Będzieszyn is a village in the administrative district of Gmina Pruszcz Gdański, within Gdańsk County, Pomeranian Voivodeship, in northern Poland.

== History ==
The territory formed part of Poland until the Teutonic occupation in c. 1308. It was regained by Poland during the Thirteen Years' War (1454–1466). Afterwards it formed part of the Pomeranian Voivodeship in the province Royal Prussia in the larger Greater Poland Province.

In 1772, in the course of the First Partition of Poland Będzieszyn (aka Bendieszin) became part of the Kingdom of Prussia. Bendieszin then formed a manorial ward in the newly founded District of Dirschau.
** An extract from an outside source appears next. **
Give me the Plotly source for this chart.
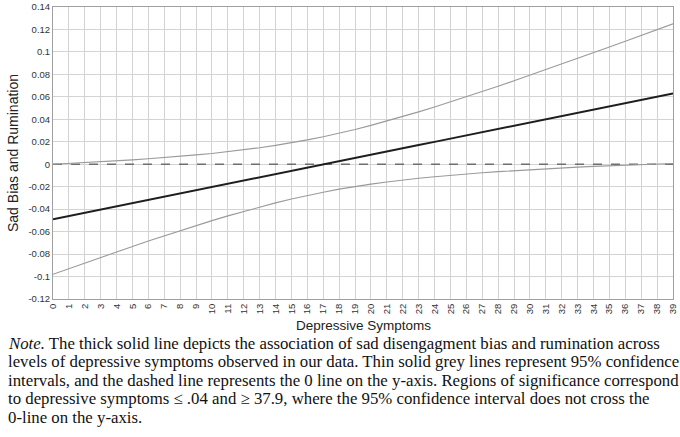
import plotly.graph_objects as go

# Depressive symptom scores (x axis)
symptoms = list(range(40))

# Estimated association (thick line)
estimate = [-0.0490, -0.0461, -0.0433, -0.0404, -0.0375, -0.0346, -0.0318, -0.0289,
            -0.0260, -0.0232, -0.0203, -0.0174, -0.0145, -0.0117, -0.0088, -0.0059,
            -0.0031, -0.0002, 0.0027, 0.0056, 0.0084, 0.0113, 0.0142, 0.0171,
            0.0199, 0.0228, 0.0257, 0.0285, 0.0314, 0.0343, 0.0372, 0.0400,
            0.0429, 0.0458, 0.0487, 0.0515, 0.0544, 0.0573, 0.0601, 0.0630]

# 95% confidence bounds (thin grey lines)
upper_ci = [0.0000, 0.0007, 0.0014, 0.0022, 0.0030, 0.0039, 0.0049, 0.0059,
            0.0070, 0.0083, 0.0096, 0.0111, 0.0128, 0.0147, 0.0168, 0.0191,
            0.0217, 0.0245, 0.0276, 0.0310, 0.0346, 0.0384, 0.0424, 0.0466,
            0.0509, 0.0554, 0.0600, 0.0646, 0.0694, 0.0743, 0.0792, 0.0841,
            0.0891, 0.0942, 0.0992, 0.1043, 0.1095, 0.1146, 0.1198, 0.1250]
lower_ci = [-0.0980, -0.0929, -0.0879, -0.0830, -0.0780, -0.0732, -0.0684, -0.0637,
            -0.0591, -0.0546, -0.0502, -0.0460, -0.0419, -0.0380, -0.0344, -0.0310,
            -0.0278, -0.0249, -0.0222, -0.0198, -0.0177, -0.0158, -0.0140, -0.0125,
            -0.0111, -0.0098, -0.0086, -0.0076, -0.0066, -0.0057, -0.0048, -0.0041,
            -0.0033, -0.0026, -0.0019, -0.0013, -0.0007, -0.0001, 0.0003, 0.0006]

zero_line = [0] * len(symptoms)

y_ticks = [0.14, 0.12, 0.1, 0.08, 0.06, 0.04, 0.02, 0, -0.02, -0.04, -0.06, -0.08, -0.1, -0.12]
y_labels = ["0.14", "0.12", "0.1", "0.08", "0.06", "0.04", "0.02", "0",
            "-0.02", "-0.04", "-0.06", "-0.08", "-0.1", "-0.12"]

note_lines = [
    "<i>Note.</i> The thick solid line depicts the association of sad disengagment bias and rumination across",
    "levels of depressive symptoms observed in our data. Thin solid grey lines represent 95% confidence",
    "intervals, and the dashed line represents the 0 line on the y-axis. Regions of significance correspond",
    "to depressive symptoms \u2264 .04 and \u2265 37.9, where the 95% confidence interval does not cross the",
    "0-line on the y-axis.",
]

fig = go.Figure()
fig.add_trace(go.Scatter(x=symptoms, y=zero_line, mode="lines",
                         line=dict(color="#6e6e6e", width=1.6, dash="dash")))
fig.add_trace(go.Scatter(x=symptoms, y=upper_ci, mode="lines",
                         line=dict(color="#9a9a9a", width=1.1)))
fig.add_trace(go.Scatter(x=symptoms, y=lower_ci, mode="lines",
                         line=dict(color="#9a9a9a", width=1.1)))
fig.add_trace(go.Scatter(x=symptoms, y=estimate, mode="lines",
                         line=dict(color="#1e1e1e", width=2)))

# plot area: 620 x 292 px, starting at (53, 7)
PW, PH = 620, 292

def px_x(p):
    return (p - 53) / PW

def px_y(p):
    return (299 - p) / PH

for i, line in enumerate(note_lines):
    fig.add_annotation(text=line, xref="paper", yref="paper",
                       x=px_x(6), y=px_y(343 + i * 18.5),
                       xanchor="left", yanchor="middle", showarrow=False,
                       font=dict(family="Liberation Serif", size=16.8, color="#111"))

# axis titles
fig.add_annotation(text="Depressive Symptoms", xref="paper", yref="paper",
                   x=px_x(363), y=px_y(325), xanchor="center", yanchor="middle",
                   showarrow=False, font=dict(family="Liberation Sans", size=13.5, color="#222"))
fig.add_annotation(text="Sad Bias and Rumination", xref="paper", yref="paper",
                   x=px_x(13), y=px_y(153), xanchor="center", yanchor="middle",
                   textangle=-90, showarrow=False,
                   font=dict(family="Liberation Sans", size=14, color="#222"))

fig.update_layout(
    width=680, height=437,
    margin=dict(l=53, r=7, t=7, b=138),
    paper_bgcolor="white", plot_bgcolor="white",
    showlegend=False,
    font=dict(family="Liberation Sans", color="#333"),
)
fig.update_xaxes(
    range=[0, 39.0001], tickmode="array", tickvals=symptoms,
    ticktext=[str(s) for s in symptoms], tickangle=-90,
    tickfont=dict(size=9.5, color="#333"), automargin=False,
    showgrid=True, gridcolor="#d3d3d3", gridwidth=1,
    showline=True, linecolor="#a0a0a0", mirror=True, zeroline=False,
    ticks="", ticklen=0,
)
fig.update_yaxes(
    range=[-0.12, 0.14], tickmode="array", tickvals=y_ticks, ticktext=y_labels,
    tickfont=dict(size=9.5, color="#333"), automargin=False,
    showgrid=True, gridcolor="#d3d3d3", gridwidth=1,
    showline=True, linecolor="#a0a0a0", mirror=True, zeroline=False,
    ticks="", ticklen=0,
)

# drop the default page margin so the figure sits at the window corner
fig.write_html("out.html", config={"displayModeBar": False},
               post_script="document.body.style.margin='0';")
With partitioning Dirschau District in smaller districts in 1818, Bendieszin formed part of the new Danzig-Land District in the Danzig Region within West Prussia. In 1871 Bangschin, with all of Prussia, became part of Germany. In 1887, on partitioning Danzig-Land, Bangschin became part of the new Danzig Heights District. In 1910 Bangschin counted 174 inhabitants.

Following the provisions of the Treaty of Versailles, the Bangschin manorial ward, together with most of the Danzig Heights District, became part of the Free City of Danzig, a League of Nations mandate, in January 1920, more than a year after World War I. In 1929, when the Senate of Danzig dissolved all manorial wards, assigning them to one or more adjacent municipalities or transforming them into municipalities of their own, Bangschin was assigned to Praust.

After the German and Soviet Invasion of Poland, in 1939 Nazi Germany annexed the Danzig territory in a unilateral act, not recognised under international law, and merged Bangschin in the new Gau Danzig-West Prussia, an occupational authority not recognised under international law. Bangschin became part of the occupational Rural district of Danzig for the period until the end of World War II. By the end of the war, in early 1945, the Red Army conquered and occupied the area. In summer 1945, following the provisions of the Potsdam Agreement, the Soviet occupation forces handed over Będzieszyn once again to Poland.